[Collection entries]

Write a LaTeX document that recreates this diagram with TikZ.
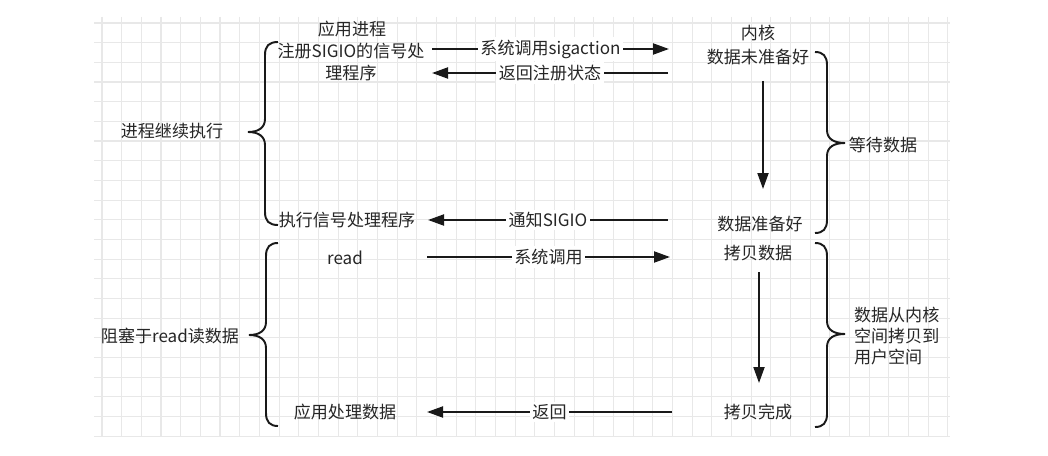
\documentclass[tikz,border=0pt]{standalone}
\usepackage{fontspec}
\usepackage{tikz}
\usetikzlibrary{arrows.meta,positioning}
\newfontfamily\cjkfont{Noto Sans CJK SC}

\begin{document}
\begin{tikzpicture}[
    x=0.02cm, y=-0.02cm,
    every node/.style={font=\cjkfont\fontsize{9.7pt}{12pt}\selectfont, text=black!85, inner sep=1pt},
    gridline/.style={draw=black!9, line width=0.6pt},
    flow/.style={-{Triangle[length=0.32cm, width=0.22cm]}, line width=1.1pt, draw=black!90},
    flowlabel/.style={fill=white, inner sep=1.5pt},
    bracket/.style={line width=1.1pt, draw=black!90},
    stepnote/.style={align=center}
]
\useasboundingbox (0,0) rectangle (1048,456);
\fill[white] (0,0) rectangle (1048,456);

% background grid
\foreach \i in {0,...,43}
    \draw[gridline] (102+19.67*\i,17) -- (102+19.67*\i,436);
\foreach \j in {0,...,21}
    \draw[gridline] (94,23+19.67*\j) -- (950,23+19.67*\j);

% application side
\node (apphead) at (352,29) {应用进程};
\node[stepnote] (register) at (351,62) {注册SIGIO的信号处\\理程序};
\node (handler) at (347,220) {执行信号处理程序};
\node (read) at (345,258) {read};
\node (process) at (345,412) {应用处理数据};

% kernel side
\node (kernhead) at (758,33) {内核};
\node (notready) at (758,57) {数据未准备好};
\node (ready) at (760,224) {数据准备好};
\node (copy) at (758,253) {拷贝数据};
\node (copied) at (758,412) {拷贝完成};

% phase notes
\node (cont) at (172,131) {进程继续执行};
\node (block) at (170,336) {阻塞于read读数据};
\node (waitdata) at (883,145) {等待数据};
\node[anchor=west, align=left] (copynote) at (852,336) {数据从内核\\空间拷贝到\\用户空间};

% arrow ends
\coordinate (sigA) at (432,49);
\coordinate (sigB) at (669,49);
\coordinate (retA) at (432,73);
\coordinate (retB) at (668,73);
\coordinate (ntfA) at (428,220);
\coordinate (ntfB) at (668,220);
\coordinate (rdA) at (427,257);
\coordinate (rdB) at (670,257);
\coordinate (backA) at (427,412);
\coordinate (backB) at (672,412);
\coordinate (waitTop) at (763,81);
\coordinate (waitBot) at (763,189);
\coordinate (copyTop) at (759,272);
\coordinate (copyBot) at (759,383);

\draw[flow] (sigA) -- node[flowlabel] {系统调用sigaction} (sigB);
\draw[flow] (retB) -- node[flowlabel] {返回注册状态} (retA);
\draw[flow] (ntfB) -- node[flowlabel] {通知SIGIO} (ntfA);
\draw[flow] (rdA) -- node[flowlabel] {系统调用} (rdB);
\draw[flow] (backB) -- node[flowlabel] {返回} (backA);
\draw[flow] (waitTop) -- (waitBot);
\draw[flow] (copyTop) -- (copyBot);

% brackets
\draw[bracket] (278,42) .. controls (269,42) and (265,46) .. (265,55) -- (265,119)
    .. controls (265,128) and (258,132) .. (248,132) .. controls (258,132) and (265,136) .. (265,145)
    -- (265,212) .. controls (265,221) and (269,225) .. (278,225);
\draw[bracket] (278,243) .. controls (270,243) and (266,247) .. (266,256) -- (266,322)
    .. controls (266,331) and (259,335) .. (249,335) .. controls (259,335) and (266,339) .. (266,348)
    -- (266,413) .. controls (266,422) and (270,426) .. (278,426);
\draw[bracket] (815,52) .. controls (823,52) and (827,56) .. (827,65) -- (827,130)
    .. controls (827,139) and (834,143) .. (845,143) .. controls (834,143) and (827,147) .. (827,156)
    -- (827,220) .. controls (827,229) and (823,233) .. (815,233);
\draw[bracket] (815,243) .. controls (823,243) and (827,247) .. (827,256) -- (827,321)
    .. controls (827,330) and (834,334) .. (845,334) .. controls (834,334) and (827,338) .. (827,347)
    -- (827,414) .. controls (827,423) and (823,427) .. (815,427);
\end{tikzpicture}
\end{document}
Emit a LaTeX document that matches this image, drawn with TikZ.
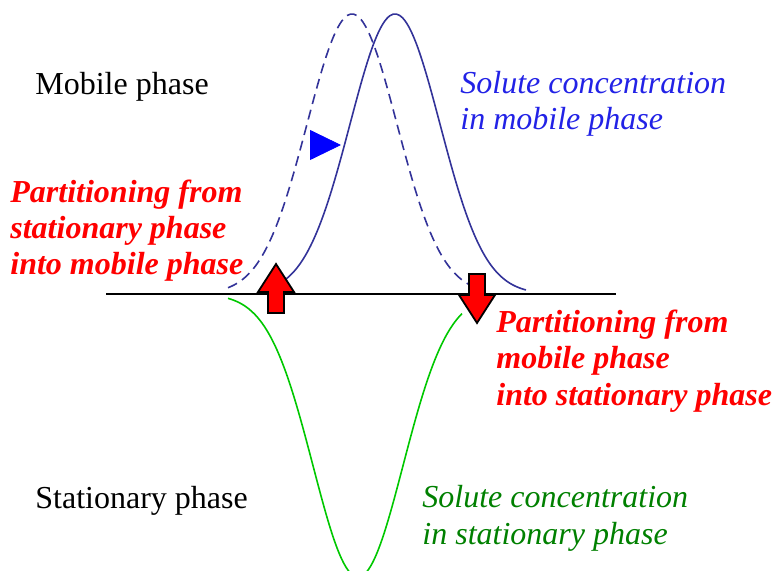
\documentclass[tikz,border=0pt]{standalone}
\usepackage{fontspec}
\setmainfont{Liberation Serif}
\usetikzlibrary{arrows.meta,positioning}

\definecolor{curveblue}{RGB}{51,51,153}
\definecolor{textblue}{RGB}{34,34,230}
\definecolor{curvegreen}{RGB}{0,200,0}
\definecolor{textgreen}{RGB}{0,128,0}

\begin{document}
\begin{tikzpicture}[
    x=0.5pt, y=-0.5pt,
    every node/.style={font=\fontsize{16}{18.2}\selectfont, inner sep=0pt, align=left},
    txt/.style={anchor=base west},
    parttxt/.style={txt, text=red, font=\fontsize{16}{18.2}\selectfont\bfseries\itshape},
    conc/.style={txt, font=\fontsize{16}{18.2}\selectfont\itshape},
    peak/.style={curveblue, line width=0.8pt, smooth, samples=80},
    redarr/.style={draw=black, fill=red, line width=0.9pt, line join=miter},
    flowarr/.pic={\path[redarr] (0,0) -- (18,28) -- (8,28) -- (8,49) -- (-8,49) -- (-8,28) -- (-18,28) -- cycle;}
  ]
    \useasboundingbox (0,0) rectangle (775,571);
    % interface between the two phases
    \coordinate (ifl) at (106,294);
    \coordinate (ifr) at (616,294);
    \draw[line width=0.9pt] (ifl) -- (ifr);
    % concentration profiles
    \draw[peak, dashed, dash pattern=on 5pt off 3pt] plot[domain=228:470] (\x, {294-280*exp(-((\x-352)/45)^2/2)});
    \draw[peak] plot[domain=270:526] (\x, {294-280*exp(-((\x-395)/45)^2/2)});
    \draw[curvegreen, line width=0.8pt, smooth, samples=80] plot[domain=228:462] (\x, {294+283*exp(-((\x-358)/45)^2/2)});
    % movement of the band
    \coordinate (from) at (310,145);
    \coordinate (to) at (341,145);
    \draw[-{Triangle[length=15.5pt, width=15pt]}, blue] (from) -- (to);
    % exchange between the phases
    \pic at (276,264) {flowarr};
    \pic[rotate=180] at (477,323) {flowarr};
    % labels (multi-line nodes sit on their last line)
    \node[txt] (mob) at (35,95) {Mobile phase};
    \node[txt] (stat) at (35,508) {Stationary phase};
    \node[conc, text=textblue] (cmob) at (460,130) {Solute concentration\\in mobile phase};
    \node[conc, text=textgreen] (cstat) at (422,544) {Solute concentration\\in stationary phase};
    \node[parttxt] (pup) at (10,275) {Partitioning from\\stationary phase\\into mobile phase};
    \node[parttxt] (pdown) at (496,405) {Partitioning from\\mobile phase\\into stationary phase};
  \end{tikzpicture}
\end{document}
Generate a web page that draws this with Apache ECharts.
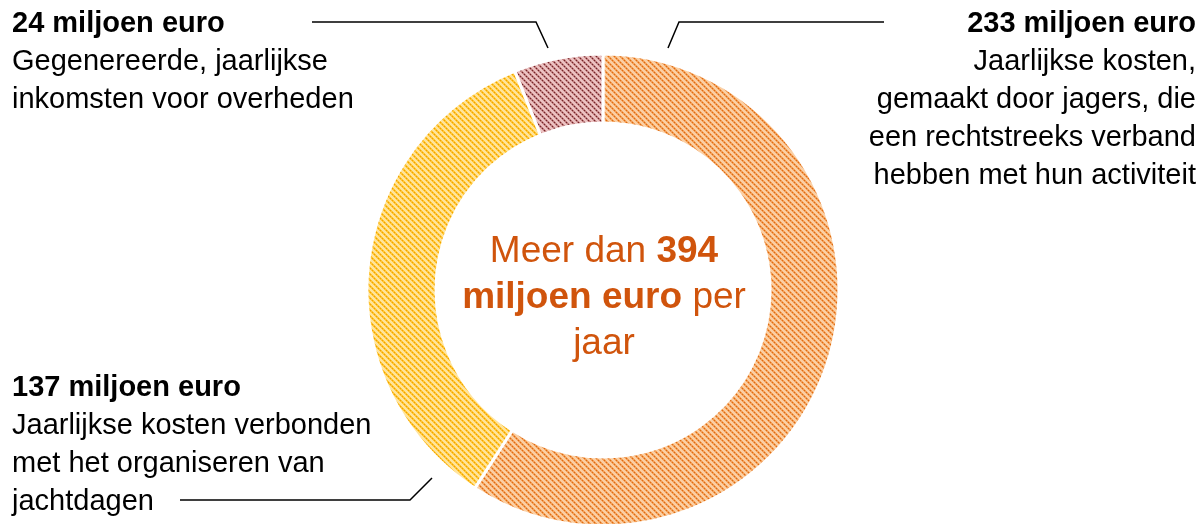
<!DOCTYPE html>
<html>
<head>
<meta charset="utf-8">
<script src="https://cdn.jsdelivr.net/npm/echarts@6/dist/echarts.min.js"></script>
<style>
  html, body { margin: 0; padding: 0; background: #fff; }
  #chart { width: 1201px; height: 524px; }
</style>
</head>
<body>
<div id="chart"></div>
<script>
// data
var categories = ["Jaarlijkse kosten jagers", "Organiseren jachtdagen", "Inkomsten overheden"];
var values = [233, 137, 24];
var descriptions = [
    ["Jaarlijkse kosten,", "gemaakt door jagers, die", "een rechtstreeks verband", "hebben met hun activiteit"],
    ["Jaarlijkse kosten verbonden", "met het organiseren van", "jachtdagen"],
    ["Gegenereerde, jaarlijkse", "inkomsten voor overheden"]
];
var unit = " miljoen euro";

// schuine arcering per segment
function hatch(bg, mid, fg) {
    var s = 6;
    var c = document.createElement("canvas");
    c.width = s; c.height = s;
    var ctx = c.getContext("2d");
    ctx.fillStyle = bg;
    ctx.fillRect(0, 0, s, s);
    for (var i = 0; i < s; i++) {
        ctx.fillStyle = mid;
        ctx.fillRect((i + 1) % s, i, 1, 1);
        ctx.fillRect((i + s - 1) % s, i, 1, 1);
        ctx.fillStyle = (i % 2 == 0) ? fg : mid;
        ctx.fillRect(i, i, 1, 1);
    }
    return { image: c, repeat: "repeat" };
}
var fills = [
    hatch("#fbd0a4", "#f29e58", "#de6c10"),
    hatch("#ffe49c", "#ffc534", "#f0a200"),
    hatch("#ecc2c2", "#c07f80", "#722428")
];

var total = values.reduce(function (a, b) { return a + b; }, 0);

var chart = echarts.init(document.getElementById("chart"));

function labelText(i) {
    var lines = ["{b|" + values[i] + unit + "}"];
    descriptions[i].forEach(function (l) { lines.push("{n|" + l + "}"); });
    return lines.join("\n");
}
function richFor(align, size, lh, color) {
    return {
        b: { fontSize: size, fontWeight: "bold", lineHeight: lh, fontFamily: "Liberation Sans", fill: color, align: align },
        n: { fontSize: size, lineHeight: lh, fontFamily: "Liberation Sans", fill: color, align: align }
    };
}

function label(i, x, y, align) {
    return {
        type: "text", z: 100,
        style: {
            x: x, y: y, text: labelText(i), align: align, verticalAlign: "top",
            rich: richFor(align, 29, 38, "#000")
        }
    };
}
function leader(points) {
    return {
        type: "polyline", z: 100,
        shape: { points: points },
        style: { stroke: "#000", lineWidth: 1.5, fill: null }
    };
}

var option = {
    animation: false,
    series: [
        {
            type: "pie",
            center: [603, 290],
            radius: [167, 236],
            startAngle: 90,
            clockwise: true,
            silent: true,
            z: 1,
            label: { show: false },
            labelLine: { show: false },
            itemStyle: { borderColor: "#fff", borderWidth: 3 },
            data: categories.map(function (c, i) {
                return { name: c, value: values[i], itemStyle: { color: fills[i] } };
            })
        }
    ],
    graphic: [
        label(2, 12, 5, "left"),
        label(0, 1196, 5, "right"),
        label(1, 12, 369, "left"),
        {
            type: "text", z: 100,
            style: {
                x: 604, y: 229, align: "center", verticalAlign: "top",
                text: "{n|Meer dan }{b|" + total + "}\n{b|miljoen euro}{n| per}\n{n|jaar}",
                rich: richFor("center", 37, 46, "#d0540c")
            }
        },
        leader([[312, 22], [536, 22], [548, 48]]),
        leader([[884, 22], [679, 22], [668, 48]]),
        leader([[180, 500], [410, 500], [432, 478]])
    ]
};
chart.setOption(option);
</script>
</body>
</html>
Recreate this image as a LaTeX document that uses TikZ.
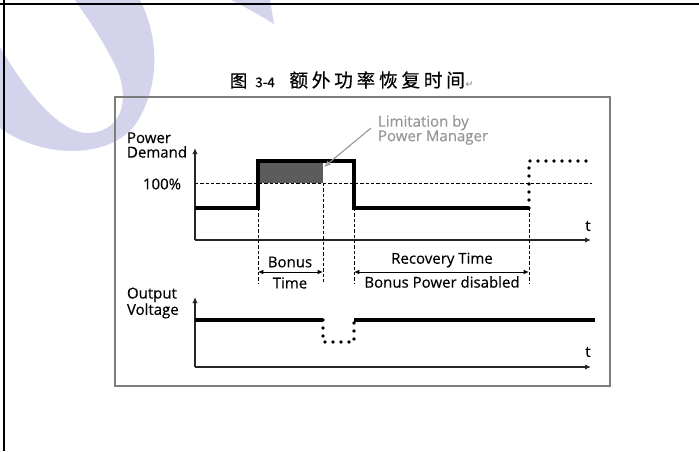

The exercise
Write out the lines from the start of the material to the line with "align=left] (copynote) at", inclusive and exactly. Skip the pictures.

Output below
Write a LaTeX document that recreates this diagram with TikZ.
\documentclass[tikz,border=0pt]{standalone}
\usepackage{fontspec}
\usepackage{tikz}
\usetikzlibrary{arrows.meta,positioning}
\newfontfamily\cjkfont{Noto Sans CJK SC}

\begin{document}
\begin{tikzpicture}[
    x=0.02cm, y=-0.02cm,
    every node/.style={font=\cjkfont\fontsize{9.7pt}{12pt}\selectfont, text=black!85, inner sep=1pt},
    gridline/.style={draw=black!9, line width=0.6pt},
    flow/.style={-{Triangle[length=0.32cm, width=0.22cm]}, line width=1.1pt, draw=black!90},
    flowlabel/.style={fill=white, inner sep=1.5pt},
    bracket/.style={line width=1.1pt, draw=black!90},
    stepnote/.style={align=center}
]
\useasboundingbox (0,0) rectangle (1048,456);
\fill[white] (0,0) rectangle (1048,456);

% background grid
\foreach \i in {0,...,43}
    \draw[gridline] (102+19.67*\i,17) -- (102+19.67*\i,436);
\foreach \j in {0,...,21}
    \draw[gridline] (94,23+19.67*\j) -- (950,23+19.67*\j);

% application side
\node (apphead) at (352,29) {应用进程};
\node[stepnote] (register) at (351,62) {注册SIGIO的信号处\\理程序};
\node (handler) at (347,220) {执行信号处理程序};
\node (read) at (345,258) {read};
\node (process) at (345,412) {应用处理数据};

% kernel side
\node (kernhead) at (758,33) {内核};
\node (notready) at (758,57) {数据未准备好};
\node (ready) at (760,224) {数据准备好};
\node (copy) at (758,253) {拷贝数据};
\node (copied) at (758,412) {拷贝完成};

% phase notes
\node (cont) at (172,131) {进程继续执行};
\node (block) at (170,336) {阻塞于read读数据};
\node (waitdata) at (883,145) {等待数据};
\node[anchor=west, align=left] (copynote) at (852,336) {数据从内核\\空间拷贝到\\用户空间};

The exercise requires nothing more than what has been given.